Cloud Hosted Notebook Showdown

Many of us have been enjoying Google Colab to share Jupyter Notebooks with our python code running on free cloud GPU compute from Google. Recently, AWS released SageMaker Studio Lab, its competitor service to Google Colab.

I dove into comparing Google Colab to Studio Lab and here is what I found.

What is a Cloud Hosted Notebook?

A cloud hosted python notebook is a new concept in the world of data science and machine learning. In order to fire up a Jupyter Notebook, you used to have to install jupyter on your own local machine and run jupyter notebook to fire up a notebook in your local browser.

Local notebook: Jupyter Notebook running on a local machine (cite)

The Problems with Local Notebooks

Local notebooks suffer from two limitations.

1) Local notebooks are not easily shareable. Jupyter Notebooks save as a huge file and are difficult to version and commit, so it is hard to share them via a normal code repository. This has gotten better over time, but still kind of sucks.

2) Most machine learning applications require hardware acceleration via a GPU, and your local machine likely does not have a GPU. To solve this issue, you can boot up a cloud instance, rebuild Jupyter up there and find a way to expose your Jupyter service to somewhere where you have a web browser. But that is quite a headache.

Enter Hosted Notebooks

To address the issue with local notebooks, Google Cloud released Colab, a notebook running on one of their cloud instances, where you can select CPU and GPU runtimes.

Hosted notebook: Google Colab, dark mode

Shortly thereafter, Paperspace introduced a competitor, Gradient Notebooks (outside the scope of this blog post).

Hosted notebook:Paperspace Gradient Jupyter Notebook

And now just recently, AWS released their competitor, Studio Lab.

Hosted notebook: SageMaker Studio Lab

It will be a race of future development to see which service will lead the space. For the time being, here is our comparison.

Colab vs Studio Lab: Hardware

Winner: Studio Lab

The number one thing we should care about when using a hosted notebook is the hardware that we get for free. If you are training a machine learning algorithm, your experiments and development will be bottlenecked by the hardware you are using.

On the Studio Lab free tier you get a Tesla T4.

On the Google colab free tier you get a Tesla P100 or Tesla K80.

We can look at purchase price on these GPUs and stop there.

Free hardware on Studio Labs is significantly more valuable (cite)

Colab vs Studio Lab: Shareability

Winner: Google Colab

One of the major improvements cloud hosted notebooks have over local notebooks is that you can easily share your code with others.

Google Colab excels in the shareability category. To share a notebook you can use the same sharing and authentication that you use with Google Drive.

Sharing code and execution results in Colab is a breeze

To share code in Studio Lab, you need to commit code to a repository and clone it when you are opening a notebook.

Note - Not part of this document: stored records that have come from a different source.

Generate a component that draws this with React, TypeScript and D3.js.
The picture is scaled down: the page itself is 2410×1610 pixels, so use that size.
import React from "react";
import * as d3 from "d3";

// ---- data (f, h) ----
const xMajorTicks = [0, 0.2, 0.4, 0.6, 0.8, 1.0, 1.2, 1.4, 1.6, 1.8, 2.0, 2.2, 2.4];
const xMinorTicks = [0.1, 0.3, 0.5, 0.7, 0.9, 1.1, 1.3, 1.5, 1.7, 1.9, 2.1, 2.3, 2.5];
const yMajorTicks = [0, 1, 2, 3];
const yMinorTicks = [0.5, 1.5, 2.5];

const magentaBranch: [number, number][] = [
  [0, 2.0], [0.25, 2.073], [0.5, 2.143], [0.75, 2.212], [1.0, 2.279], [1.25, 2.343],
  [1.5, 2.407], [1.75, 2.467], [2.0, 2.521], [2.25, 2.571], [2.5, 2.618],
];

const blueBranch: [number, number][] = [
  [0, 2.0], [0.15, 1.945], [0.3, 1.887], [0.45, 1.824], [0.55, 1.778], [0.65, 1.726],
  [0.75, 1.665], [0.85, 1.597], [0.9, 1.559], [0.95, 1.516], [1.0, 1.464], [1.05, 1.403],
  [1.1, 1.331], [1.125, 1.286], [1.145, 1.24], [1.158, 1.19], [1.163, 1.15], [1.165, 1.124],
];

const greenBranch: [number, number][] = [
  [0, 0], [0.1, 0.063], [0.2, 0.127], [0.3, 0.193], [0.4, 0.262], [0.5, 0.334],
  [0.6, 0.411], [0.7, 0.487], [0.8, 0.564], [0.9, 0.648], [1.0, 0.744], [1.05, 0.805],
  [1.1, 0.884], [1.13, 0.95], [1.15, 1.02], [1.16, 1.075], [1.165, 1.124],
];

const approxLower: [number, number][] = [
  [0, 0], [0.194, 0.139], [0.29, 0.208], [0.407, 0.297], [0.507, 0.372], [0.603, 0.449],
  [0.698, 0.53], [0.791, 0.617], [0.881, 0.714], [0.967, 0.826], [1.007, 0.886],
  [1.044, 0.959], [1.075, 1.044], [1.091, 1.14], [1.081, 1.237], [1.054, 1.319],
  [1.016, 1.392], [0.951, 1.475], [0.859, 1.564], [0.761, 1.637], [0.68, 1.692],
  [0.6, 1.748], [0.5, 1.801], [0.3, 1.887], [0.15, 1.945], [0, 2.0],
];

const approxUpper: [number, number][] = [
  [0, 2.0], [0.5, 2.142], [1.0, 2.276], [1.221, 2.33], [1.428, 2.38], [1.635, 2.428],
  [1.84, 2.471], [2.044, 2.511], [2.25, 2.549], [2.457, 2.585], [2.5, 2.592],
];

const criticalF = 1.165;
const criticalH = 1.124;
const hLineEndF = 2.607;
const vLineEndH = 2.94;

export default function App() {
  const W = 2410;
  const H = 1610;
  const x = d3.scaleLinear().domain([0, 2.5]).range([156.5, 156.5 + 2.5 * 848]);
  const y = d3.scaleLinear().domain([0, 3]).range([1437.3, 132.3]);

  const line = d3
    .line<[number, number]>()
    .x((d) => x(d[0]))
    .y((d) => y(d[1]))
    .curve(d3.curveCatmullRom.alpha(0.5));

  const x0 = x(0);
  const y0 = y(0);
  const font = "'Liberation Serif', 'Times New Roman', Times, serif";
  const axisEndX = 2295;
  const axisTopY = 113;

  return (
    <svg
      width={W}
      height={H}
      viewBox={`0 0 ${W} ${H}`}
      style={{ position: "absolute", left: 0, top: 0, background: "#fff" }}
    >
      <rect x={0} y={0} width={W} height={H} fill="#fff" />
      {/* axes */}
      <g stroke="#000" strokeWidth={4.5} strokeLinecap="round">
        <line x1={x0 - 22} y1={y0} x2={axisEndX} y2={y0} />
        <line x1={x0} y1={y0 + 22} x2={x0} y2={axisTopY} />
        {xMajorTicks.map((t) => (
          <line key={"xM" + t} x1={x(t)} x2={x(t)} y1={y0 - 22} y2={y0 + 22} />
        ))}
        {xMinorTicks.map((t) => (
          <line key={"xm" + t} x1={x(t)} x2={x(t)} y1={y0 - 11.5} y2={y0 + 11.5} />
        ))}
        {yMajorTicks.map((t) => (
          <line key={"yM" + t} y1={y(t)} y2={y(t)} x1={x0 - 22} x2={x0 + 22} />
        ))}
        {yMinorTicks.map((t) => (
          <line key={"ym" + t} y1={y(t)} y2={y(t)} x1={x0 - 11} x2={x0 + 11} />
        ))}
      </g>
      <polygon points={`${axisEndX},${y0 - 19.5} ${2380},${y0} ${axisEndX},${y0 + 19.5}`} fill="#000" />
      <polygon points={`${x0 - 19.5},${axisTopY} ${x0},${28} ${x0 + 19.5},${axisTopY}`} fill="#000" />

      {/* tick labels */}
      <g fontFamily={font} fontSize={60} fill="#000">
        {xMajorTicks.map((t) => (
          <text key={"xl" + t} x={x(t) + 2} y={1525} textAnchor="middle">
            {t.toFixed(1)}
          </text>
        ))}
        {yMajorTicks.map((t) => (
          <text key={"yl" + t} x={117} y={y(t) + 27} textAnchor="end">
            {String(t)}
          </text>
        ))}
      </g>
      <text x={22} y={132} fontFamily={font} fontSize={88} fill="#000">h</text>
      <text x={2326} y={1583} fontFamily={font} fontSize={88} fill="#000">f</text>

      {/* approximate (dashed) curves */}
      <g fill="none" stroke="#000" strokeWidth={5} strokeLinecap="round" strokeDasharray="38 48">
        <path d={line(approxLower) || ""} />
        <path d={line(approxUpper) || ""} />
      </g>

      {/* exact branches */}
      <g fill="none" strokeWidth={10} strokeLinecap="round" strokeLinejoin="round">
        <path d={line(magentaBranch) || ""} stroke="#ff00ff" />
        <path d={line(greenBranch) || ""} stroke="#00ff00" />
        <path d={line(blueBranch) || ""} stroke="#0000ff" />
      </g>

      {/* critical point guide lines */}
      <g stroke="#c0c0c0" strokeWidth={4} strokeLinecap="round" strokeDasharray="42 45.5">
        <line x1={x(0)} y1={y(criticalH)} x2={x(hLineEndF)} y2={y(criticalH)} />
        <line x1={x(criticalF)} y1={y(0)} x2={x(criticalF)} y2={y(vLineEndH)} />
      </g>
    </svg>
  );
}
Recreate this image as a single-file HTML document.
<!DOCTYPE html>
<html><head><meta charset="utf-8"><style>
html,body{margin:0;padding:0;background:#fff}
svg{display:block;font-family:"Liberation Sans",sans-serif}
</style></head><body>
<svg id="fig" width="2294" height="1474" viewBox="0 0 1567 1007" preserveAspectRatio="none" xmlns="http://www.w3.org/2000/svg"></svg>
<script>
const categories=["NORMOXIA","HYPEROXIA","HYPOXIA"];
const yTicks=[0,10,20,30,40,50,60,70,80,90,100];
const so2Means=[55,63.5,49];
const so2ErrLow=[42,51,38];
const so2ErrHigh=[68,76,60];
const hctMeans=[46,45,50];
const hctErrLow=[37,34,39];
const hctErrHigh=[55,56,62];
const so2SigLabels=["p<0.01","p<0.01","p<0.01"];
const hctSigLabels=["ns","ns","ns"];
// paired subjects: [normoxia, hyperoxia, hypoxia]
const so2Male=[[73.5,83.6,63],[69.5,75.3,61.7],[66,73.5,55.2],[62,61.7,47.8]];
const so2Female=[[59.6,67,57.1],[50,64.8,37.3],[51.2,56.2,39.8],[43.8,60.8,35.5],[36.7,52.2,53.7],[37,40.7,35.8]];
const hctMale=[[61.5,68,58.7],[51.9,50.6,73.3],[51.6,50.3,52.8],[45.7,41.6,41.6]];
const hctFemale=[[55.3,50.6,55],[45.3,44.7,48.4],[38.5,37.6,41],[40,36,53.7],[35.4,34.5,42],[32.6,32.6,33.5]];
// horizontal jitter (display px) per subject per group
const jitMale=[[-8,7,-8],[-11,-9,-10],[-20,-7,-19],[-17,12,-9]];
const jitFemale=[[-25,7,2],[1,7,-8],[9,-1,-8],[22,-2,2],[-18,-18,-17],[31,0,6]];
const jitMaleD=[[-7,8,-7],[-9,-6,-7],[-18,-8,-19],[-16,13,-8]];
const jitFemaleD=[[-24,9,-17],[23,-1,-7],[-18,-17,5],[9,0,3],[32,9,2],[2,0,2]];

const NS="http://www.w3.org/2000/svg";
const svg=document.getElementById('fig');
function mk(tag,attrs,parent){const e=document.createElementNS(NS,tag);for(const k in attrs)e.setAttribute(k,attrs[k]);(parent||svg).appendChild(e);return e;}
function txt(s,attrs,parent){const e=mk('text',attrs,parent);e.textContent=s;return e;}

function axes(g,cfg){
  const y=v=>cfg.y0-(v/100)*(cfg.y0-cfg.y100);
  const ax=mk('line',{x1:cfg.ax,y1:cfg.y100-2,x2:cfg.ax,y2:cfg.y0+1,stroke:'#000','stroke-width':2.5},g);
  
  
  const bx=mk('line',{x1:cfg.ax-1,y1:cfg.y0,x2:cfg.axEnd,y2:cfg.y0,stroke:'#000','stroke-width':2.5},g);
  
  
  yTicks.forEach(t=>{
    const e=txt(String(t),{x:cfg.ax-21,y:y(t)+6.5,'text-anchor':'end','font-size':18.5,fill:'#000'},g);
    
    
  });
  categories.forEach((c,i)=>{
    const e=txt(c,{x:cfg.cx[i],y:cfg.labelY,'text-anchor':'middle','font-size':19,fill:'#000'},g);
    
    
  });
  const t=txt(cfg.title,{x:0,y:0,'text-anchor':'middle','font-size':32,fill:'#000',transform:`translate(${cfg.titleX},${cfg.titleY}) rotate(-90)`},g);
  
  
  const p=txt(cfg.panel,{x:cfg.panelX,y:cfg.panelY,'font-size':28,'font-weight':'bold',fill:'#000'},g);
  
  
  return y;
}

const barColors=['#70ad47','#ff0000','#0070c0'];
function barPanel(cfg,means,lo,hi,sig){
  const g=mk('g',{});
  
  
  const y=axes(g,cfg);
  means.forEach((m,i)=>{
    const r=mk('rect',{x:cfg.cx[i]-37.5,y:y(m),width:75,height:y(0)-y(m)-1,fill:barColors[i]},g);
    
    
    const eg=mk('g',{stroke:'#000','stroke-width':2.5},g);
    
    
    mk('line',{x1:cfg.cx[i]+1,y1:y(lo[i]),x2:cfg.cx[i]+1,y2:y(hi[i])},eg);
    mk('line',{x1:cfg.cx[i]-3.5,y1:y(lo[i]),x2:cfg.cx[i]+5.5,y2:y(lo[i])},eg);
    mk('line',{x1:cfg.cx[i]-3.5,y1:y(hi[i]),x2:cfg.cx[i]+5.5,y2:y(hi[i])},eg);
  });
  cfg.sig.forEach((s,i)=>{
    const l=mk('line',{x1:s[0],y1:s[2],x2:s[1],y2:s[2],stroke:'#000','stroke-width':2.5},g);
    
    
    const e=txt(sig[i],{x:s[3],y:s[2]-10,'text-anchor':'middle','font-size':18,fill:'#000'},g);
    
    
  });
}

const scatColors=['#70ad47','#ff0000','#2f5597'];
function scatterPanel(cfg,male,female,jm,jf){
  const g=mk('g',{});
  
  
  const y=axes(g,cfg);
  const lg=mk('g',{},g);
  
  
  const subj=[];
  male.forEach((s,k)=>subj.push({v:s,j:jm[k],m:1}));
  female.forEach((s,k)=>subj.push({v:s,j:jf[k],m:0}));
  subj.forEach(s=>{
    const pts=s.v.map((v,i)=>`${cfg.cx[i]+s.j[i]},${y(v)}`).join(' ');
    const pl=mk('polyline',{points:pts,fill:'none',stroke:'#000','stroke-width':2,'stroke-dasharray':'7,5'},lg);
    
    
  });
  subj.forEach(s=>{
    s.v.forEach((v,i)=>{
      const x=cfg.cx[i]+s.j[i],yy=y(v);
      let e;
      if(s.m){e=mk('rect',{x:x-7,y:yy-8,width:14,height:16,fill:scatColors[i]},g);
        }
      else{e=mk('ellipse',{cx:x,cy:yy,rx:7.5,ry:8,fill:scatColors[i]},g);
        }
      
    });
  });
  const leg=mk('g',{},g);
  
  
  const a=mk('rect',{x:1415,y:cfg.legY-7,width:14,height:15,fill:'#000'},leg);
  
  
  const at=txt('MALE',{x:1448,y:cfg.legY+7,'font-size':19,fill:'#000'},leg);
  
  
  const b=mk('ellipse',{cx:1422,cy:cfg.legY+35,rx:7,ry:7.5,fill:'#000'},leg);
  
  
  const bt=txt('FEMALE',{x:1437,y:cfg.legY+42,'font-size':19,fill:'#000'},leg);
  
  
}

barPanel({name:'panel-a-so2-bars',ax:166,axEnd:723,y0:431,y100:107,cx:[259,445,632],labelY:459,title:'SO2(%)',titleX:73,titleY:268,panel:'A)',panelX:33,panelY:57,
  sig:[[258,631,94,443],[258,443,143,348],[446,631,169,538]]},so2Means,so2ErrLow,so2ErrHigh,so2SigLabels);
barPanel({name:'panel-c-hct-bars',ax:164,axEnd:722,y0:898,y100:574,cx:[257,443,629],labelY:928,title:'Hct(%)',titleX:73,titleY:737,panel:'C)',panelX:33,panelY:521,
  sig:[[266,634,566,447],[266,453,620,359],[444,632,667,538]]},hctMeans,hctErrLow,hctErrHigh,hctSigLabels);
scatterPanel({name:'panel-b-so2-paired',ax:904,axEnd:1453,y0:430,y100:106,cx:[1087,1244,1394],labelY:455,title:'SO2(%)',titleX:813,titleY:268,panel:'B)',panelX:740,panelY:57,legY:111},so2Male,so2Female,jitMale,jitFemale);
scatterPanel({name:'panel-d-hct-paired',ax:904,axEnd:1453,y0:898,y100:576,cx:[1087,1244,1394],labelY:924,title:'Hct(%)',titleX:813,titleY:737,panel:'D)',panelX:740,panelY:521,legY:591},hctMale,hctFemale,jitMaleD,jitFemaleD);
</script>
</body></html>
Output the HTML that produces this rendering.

Opening a notebook file from a GitHub repository on Studio labs

Colab vs Studio Lab: Environment

Winner: Studio Lab

When you boot up a cloud notebook, the server underneath comes with a bunch of software installs, which you would need to configure from scratch if you had booted up a fresh instance.

Both Google Colab and Studio Lab come with NVIDIA drivers and related libraries installed. This saves you a lot of time, and it is not the kind of thing you will likely care to customize.

Google Colab comes with a number of additional machine learning libraries installed to your python libraries, like pytorch and tensorflow. You have to install these on your own in Studio Lab.

A huge advantage of Studio Lab is that it saves your project's machine image and spins that up for you, so you have a stable install base.

I personally have found the pre-installed Colab environment quite frustrating, because Google will often shift it underneath you. There is no versioning of Colab environments, they can change it at their will. However, this can be nice if you are picking something up quickly and just want to get started.

Colab vs Studio Labs: UI

Winner: Studio Lab

While you're programming in an IDE, the UI has a small effect at first, but over time you start to learn the nuances and full utility of the IDE.

Both Google Colab and Studio Lab have the Jupyter Notebook UI.

Google Colab UI
Studio Lab UI

In my experience, the Studio Lab is more slick and responsive. Google Colab can feel like it has some lag when you are interacting with UI elements and spinning up an instance underneath.

Colab vs Studio Labs: Resources

Winner: Studio Lab

Cloud notebooks are most widely used by students and practitioners who are learning.

Studio Labs was released with a bunch of resources on machine learning, including the Dive into Deep Learning course, which I would highly recommend.

Studio Lab deep learning content

When to Use SageMaker Studio Lab or Google Colab?

If you are working on a project where you want to get started quickly and share your work easily, you should look at using Google Colab.

If you are starting a longer project in data science or machine learning, you should look at using Studio Lab. You will be utilizing better hardware and working in a programming environment that you can tailor.

Good luck!